Dozer3677
Well-Known Member
It's simply because people pay to see their long time hero's return to the big screen.
If you make it, they will come.
I think this problem translate to not only movies, but games and possibly even music. In the case of movies or games....people clamor for original ideas, creative thinking, just something NEW. Not re-hased movies from an earlier time w/newer actors and plots adapted to reflect more "modern times".
But then when someone in Hollywood does make a new movie, or at least come back w/an idea that hasn't been done yet, people don't go see it.
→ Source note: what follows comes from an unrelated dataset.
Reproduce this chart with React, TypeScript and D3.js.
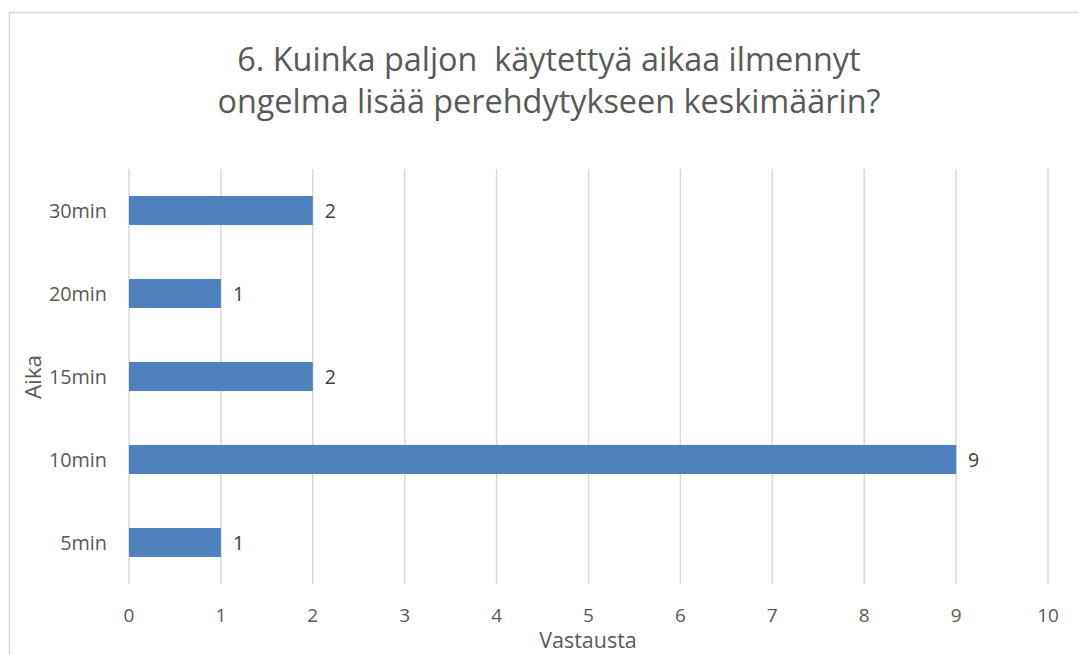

I was reading something along these lines earlier, but John Carter is a great example. Disney found a story that hadn't been told in film, was successful at it's time, and made it into a modern movie. The movie actually looked pretty good. Not bad at least. And definitely deserved better than it did in the BO. I talked w/friends when it was released and I thought this movie just screamed DVD revival. I am not sure how sales have done in the past week since it's release to DVD, but I would imagine that it will do better in DVD sales. I could be dead wrong.
Now take a movie that people love or even has/had a cult following. Robocop, Total Recall, Red Dawn, doesn't matter. These, whether we like it or not, are brands we, at least know. Let alone possibly love. Same applies w/games. You can go out and buy the newest copy of Madden or COD w/the same concepts, minimal graphics upgrades, and maybe a new throwaway feature year after year instead of buying the new FPS game from X developer or a different football game instead of the EA version (No longer possible thanks to the NFL/EA monopoly). Because we know and love it the brands we know, even if it is worse than we remember it, instead of taking a chance on a new guy. We have almost taken the quote "The grass isn't always greener" to a whole new meaning. Almost afraid to even try new things. But I guess that is hard when a company like Disney plans half their year on money they haven't made from a movie they hope will do well, but hasn't.
Financially, for everyone, it makes more sense to rehash old ideas instead of bringing new ones to the table. Sucks, but I think it is a product we the people helped create.